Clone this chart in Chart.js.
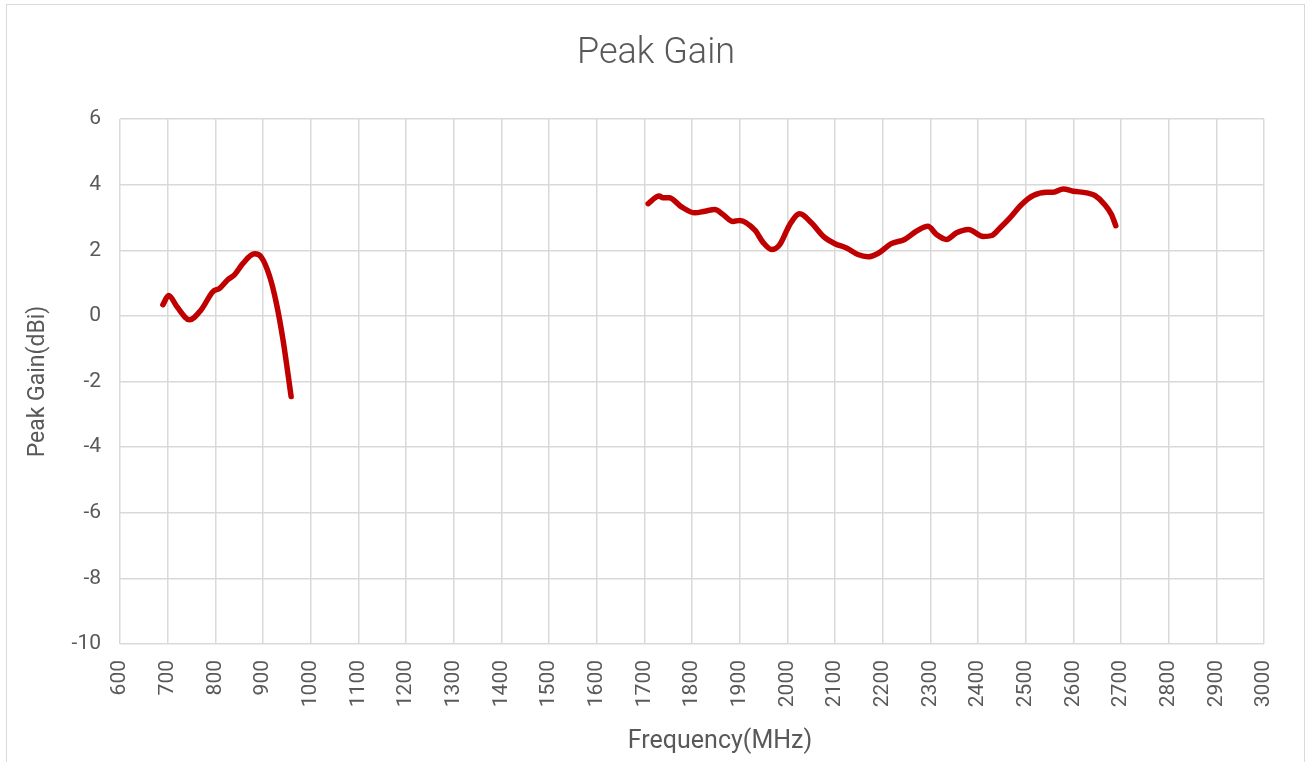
<!DOCTYPE html>
<html>
<head>
<meta charset="utf-8">
<script src="https://cdn.jsdelivr.net/npm/chart.js@4"></script>
<style>
  html, body { margin: 0; padding: 0; background: #fff; overflow: hidden; }
  #frame { position: absolute; left: 6px; top: 4px; width: 1299px; height: 800px; border: 1px solid #d9d9d9; box-sizing: border-box; }
  #wrap { position: absolute; left: 0; top: 0; width: 1308px; height: 762px; }
</style>
</head>
<body>
<div id="frame"></div>
<div id="wrap"><canvas id="c" width="1308" height="762"></canvas></div>
<script>
const chartTitle = "Peak Gain";
const xTitle = "Frequency(MHz)";
const yTitle = "Peak Gain(dBi)";

const lowFreq = [690, 702, 720, 746, 770, 795, 809, 826, 840, 858, 882, 896, 914, 928, 942, 959];
const lowGain = [0.34, 0.62, 0.27, -0.12, 0.18, 0.74, 0.84, 1.1, 1.25, 1.6, 1.89, 1.8, 1.2, 0.39, -0.73, -2.46];

const highFreq = [1708, 1731, 1739, 1752, 1778, 1806, 1827, 1848, 1865, 1886, 1900, 1932, 1949, 1967, 1984, 2005, 2026, 2051, 2075, 2100, 2124, 2148, 2169, 2190, 2218, 2246, 2271, 2295, 2313, 2334, 2355, 2380, 2411, 2429, 2446, 2467, 2491, 2516, 2544, 2558, 2579, 2600, 2628, 2645, 2666, 2680, 2689];
const highGain = [3.42, 3.65, 3.6, 3.6, 3.32, 3.14, 3.19, 3.24, 3.09, 2.88, 2.91, 2.61, 2.24, 2.02, 2.17, 2.78, 3.11, 2.83, 2.43, 2.2, 2.07, 1.87, 1.8, 1.9, 2.2, 2.33, 2.58, 2.73, 2.48, 2.33, 2.53, 2.63, 2.42, 2.45, 2.68, 2.99, 3.39, 3.67, 3.77, 3.77, 3.87, 3.8, 3.75, 3.67, 3.39, 3.09, 2.75];

const xMin = 600, xMax = 3000, xStep = 100;
const yMin = -10, yMax = 6, yStep = 2;

const toPts = (xs, ys) => xs.map((x, i) => ({ x: x, y: ys[i] }));

const textColor = '#595959';
const gridColor = '#d9d9d9';
const lineColor = '#c00000';
const fam = 'Roboto, "Noto Sans", sans-serif';

const xTitlePlugin = {
  id: 'xTitlePlugin',
  afterDraw(chart) {
    const ctx = chart.ctx;
    ctx.save();
    ctx.fillStyle = textColor;
    ctx.font = '25px ' + fam;
    ctx.textAlign = 'center';
    ctx.textBaseline = 'middle';
    ctx.fillText(xTitle, 720, 742);
    ctx.restore();
  }
};

new Chart(document.getElementById('c'), {
  type: 'line',
  data: {
    datasets: [
      { data: toPts(lowFreq, lowGain), borderColor: lineColor, borderWidth: 5.5, pointRadius: 0, cubicInterpolationMode: 'monotone', borderCapStyle: 'round', borderJoinStyle: 'round' },
      { data: toPts(highFreq, highGain), borderColor: lineColor, borderWidth: 5.5, pointRadius: 0, cubicInterpolationMode: 'monotone', borderCapStyle: 'round', borderJoinStyle: 'round' }
    ]
  },
  plugins: [xTitlePlugin],
  options: {
    responsive: false,
    animation: false,
    events: [],
    layout: { padding: { left: 4, right: 0, top: 0, bottom: 0 } },
    plugins: {
      legend: { display: false },
      tooltip: { enabled: false },
      title: {
        display: true,
        text: chartTitle,
        color: textColor,
        font: { family: fam, size: 36, weight: '300', lineHeight: 1.2 },
        padding: { top: 32, bottom: 43.8 }
      }
    },
    scales: {
      x: {
        type: 'linear',
        min: xMin, max: xMax,
        afterFit: (s) => { s.height = 118; },
        afterBuildTicks: (s) => { const t = []; for (let v = xMin; v <= xMax; v += xStep) t.push({ value: v }); s.ticks = t; },
        ticks: { stepSize: xStep, color: textColor, font: { family: fam, size: 21 }, minRotation: 90, maxRotation: 90, padding: 16, autoSkip: false, callback: (v) => String(v) },
        grid: { color: gridColor, lineWidth: 1.5, drawTicks: false },
        border: { display: false },
        title: { display: false }
      },
      y: {
        type: 'linear',
        min: yMin, max: yMax,
        afterFit: (s) => { s.width = 116; },
        ticks: { stepSize: yStep, color: textColor, font: { family: fam, size: 21 }, padding: 19 },
        grid: { color: gridColor, lineWidth: 1.5, drawTicks: false },
        border: { display: false },
        title: { display: true, text: yTitle, color: textColor, font: { family: fam, size: 23, lineHeight: 1.2 }, padding: { top: 20, bottom: 0 } }
      },
      yRight: {
        type: 'linear',
        position: 'right',
        min: yMin, max: yMax,
        afterFit: (s) => { s.width = 44; },
        ticks: { display: false },
        grid: { display: false, drawTicks: false },
        border: { display: false }
      }
    }
  }
});
</script>
</body>
</html>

**WHAT YOU HAVE TO DO:**
Transcribe the material as is, with images omitted.

**RESPONSE BELOW:**
Clone this chart in Chart.js.
<!DOCTYPE html>
<html>
<head>
<meta charset="utf-8">
<script src="https://cdn.jsdelivr.net/npm/chart.js@4"></script>
<style>
  html, body { margin: 0; padding: 0; background: #fff; overflow: hidden; }
  #frame { position: absolute; left: 6px; top: 4px; width: 1299px; height: 800px; border: 1px solid #d9d9d9; box-sizing: border-box; }
  #wrap { position: absolute; left: 0; top: 0; width: 1308px; height: 762px; }
</style>
</head>
<body>
<div id="frame"></div>
<div id="wrap"><canvas id="c" width="1308" height="762"></canvas></div>
<script>
const chartTitle = "Peak Gain";
const xTitle = "Frequency(MHz)";
const yTitle = "Peak Gain(dBi)";

const lowFreq = [690, 702, 720, 746, 770, 795, 809, 826, 840, 858, 882, 896, 914, 928, 942, 959];
const lowGain = [0.34, 0.62, 0.27, -0.12, 0.18, 0.74, 0.84, 1.1, 1.25, 1.6, 1.89, 1.8, 1.2, 0.39, -0.73, -2.46];

const highFreq = [1708, 1731, 1739, 1752, 1778, 1806, 1827, 1848, 1865, 1886, 1900, 1932, 1949, 1967, 1984, 2005, 2026, 2051, 2075, 2100, 2124, 2148, 2169, 2190, 2218, 2246, 2271, 2295, 2313, 2334, 2355, 2380, 2411, 2429, 2446, 2467, 2491, 2516, 2544, 2558, 2579, 2600, 2628, 2645, 2666, 2680, 2689];
const highGain = [3.42, 3.65, 3.6, 3.6, 3.32, 3.14, 3.19, 3.24, 3.09, 2.88, 2.91, 2.61, 2.24, 2.02, 2.17, 2.78, 3.11, 2.83, 2.43, 2.2, 2.07, 1.87, 1.8, 1.9, 2.2, 2.33, 2.58, 2.73, 2.48, 2.33, 2.53, 2.63, 2.42, 2.45, 2.68, 2.99, 3.39, 3.67, 3.77, 3.77, 3.87, 3.8, 3.75, 3.67, 3.39, 3.09, 2.75];

const xMin = 600, xMax = 3000, xStep = 100;
const yMin = -10, yMax = 6, yStep = 2;

const toPts = (xs, ys) => xs.map((x, i) => ({ x: x, y: ys[i] }));

const textColor = '#595959';
const gridColor = '#d9d9d9';
const lineColor = '#c00000';
const fam = 'Roboto, "Noto Sans", sans-serif';

const xTitlePlugin = {
  id: 'xTitlePlugin',
  afterDraw(chart) {
    const ctx = chart.ctx;
    ctx.save();
    ctx.fillStyle = textColor;
    ctx.font = '25px ' + fam;
    ctx.textAlign = 'center';
    ctx.textBaseline = 'middle';
    ctx.fillText(xTitle, 720, 742);
    ctx.restore();
  }
};

new Chart(document.getElementById('c'), {
  type: 'line',
  data: {
    datasets: [
      { data: toPts(lowFreq, lowGain), borderColor: lineColor, borderWidth: 5.5, pointRadius: 0, cubicInterpolationMode: 'monotone', borderCapStyle: 'round', borderJoinStyle: 'round' },
      { data: toPts(highFreq, highGain), borderColor: lineColor, borderWidth: 5.5, pointRadius: 0, cubicInterpolationMode: 'monotone', borderCapStyle: 'round', borderJoinStyle: 'round' }
    ]
  },
  plugins: [xTitlePlugin],
  options: {
    responsive: false,
    animation: false,
    events: [],
    layout: { padding: { left: 4, right: 0, top: 0, bottom: 0 } },
    plugins: {
      legend: { display: false },
      tooltip: { enabled: false },
      title: {
        display: true,
        text: chartTitle,
        color: textColor,
        font: { family: fam, size: 36, weight: '300', lineHeight: 1.2 },
        padding: { top: 32, bottom: 43.8 }
      }
    },
    scales: {
      x: {
        type: 'linear',
        min: xMin, max: xMax,
        afterFit: (s) => { s.height = 118; },
        afterBuildTicks: (s) => { const t = []; for (let v = xMin; v <= xMax; v += xStep) t.push({ value: v }); s.ticks = t; },
        ticks: { stepSize: xStep, color: textColor, font: { family: fam, size: 21 }, minRotation: 90, maxRotation: 90, padding: 16, autoSkip: false, callback: (v) => String(v) },
        grid: { color: gridColor, lineWidth: 1.5, drawTicks: false },
        border: { display: false },
        title: { display: false }
      },
      y: {
        type: 'linear',
        min: yMin, max: yMax,
        afterFit: (s) => { s.width = 116; },
        ticks: { stepSize: yStep, color: textColor, font: { family: fam, size: 21 }, padding: 19 },
        grid: { color: gridColor, lineWidth: 1.5, drawTicks: false },
        border: { display: false },
        title: { display: true, text: yTitle, color: textColor, font: { family: fam, size: 23, lineHeight: 1.2 }, padding: { top: 20, bottom: 0 } }
      },
      yRight: {
        type: 'linear',
        position: 'right',
        min: yMin, max: yMax,
        afterFit: (s) => { s.width = 44; },
        ticks: { display: false },
        grid: { display: false, drawTicks: false },
        border: { display: false }
      }
    }
  }
});
</script>
</body>
</html>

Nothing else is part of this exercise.